El giro consiste en cambiar el uso de los dispositivos y productos digitales en la familia, en la escuela y en la sociedad: pasar de un uso individual, pasivo y consumista (cada uno su aparato y sólo ver y tragar distracción alienante) a un uso compartido o colectivo, creativo y de producción. Un uso responsable, en el sentido de estimular la responsabilidad. Un uso que se hace cargo (se encarga o se carga encima) de una situación injusta, deseducativa, empobrecedora… para hablar y pasar a la acción transformadora.
Los críticos, muy críticos, con los móviles y las tecnologías, las culpan de todos los males actuales de la humanidad. Los «anestesiados» consumidores de redes, series o juegos no se dan cuenta del que está pasando y veden gratis su libertad para estar distraídos un rato más. Los grupos o equipos que son más listos y pillos porque piensan en colectivo, ponen su energía en trabajar con los dispositivos, redes y la IA, si es necesario, para poner en marcha un mundo más habitable, a pequeña escala, si se quiere, pero más humano.

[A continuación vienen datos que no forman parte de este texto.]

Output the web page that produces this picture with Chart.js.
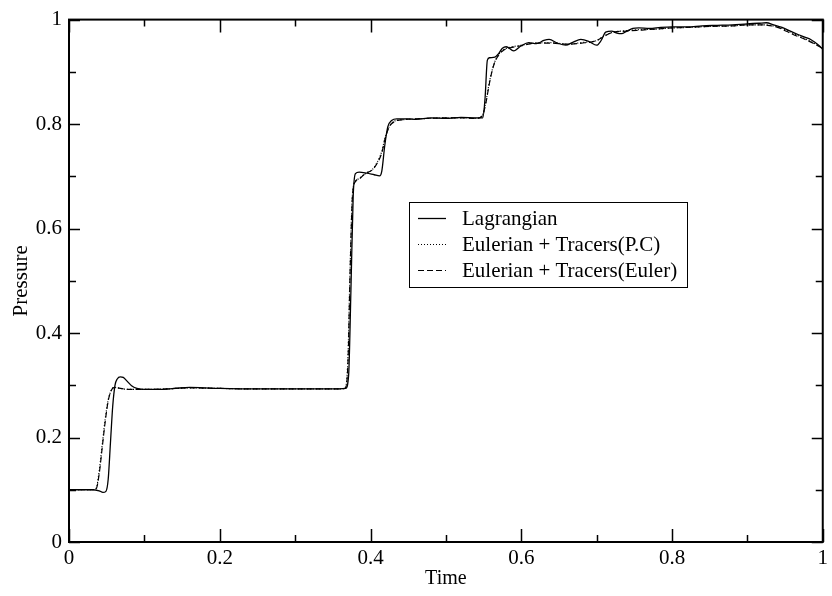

¡Estas personas, grupos y colectivos son fuente de inspiración para otros! ¿Pero quién puede acompañar, mostrar y sostener este cambio? Pienso que, a nivel macro, tiene que ser la administración pública, favoreciendo a la ciudadanía activa/responsable digital. Y a nivel micro: ¡las familias! Compartiendo dispositivos, limitando el consumo de productos digitales y haciendo un uso más para generar experiencias compartidas, divertidas y responsables.

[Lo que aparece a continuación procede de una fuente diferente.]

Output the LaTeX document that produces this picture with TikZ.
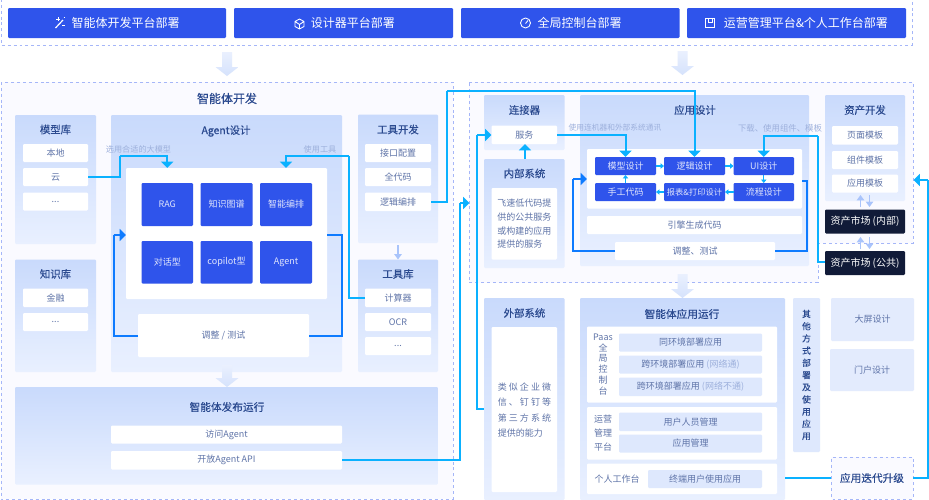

Seguro que tú misma tienes una buena experiencia en generación de alternativas, de gestión comunitaria, de uso creativo de los dispositivos digitales… Si has leído hasta aquí, en cuanto acabes, cierra el dispositivo sobre el que estás leyendo este artículo, y piensa a quién irás a encontrar para que todas las palabras que ahora tienes en la cabeza se suban a varias cabezas y bajen hacia todas las manos y pies posibles. ¡Vamos!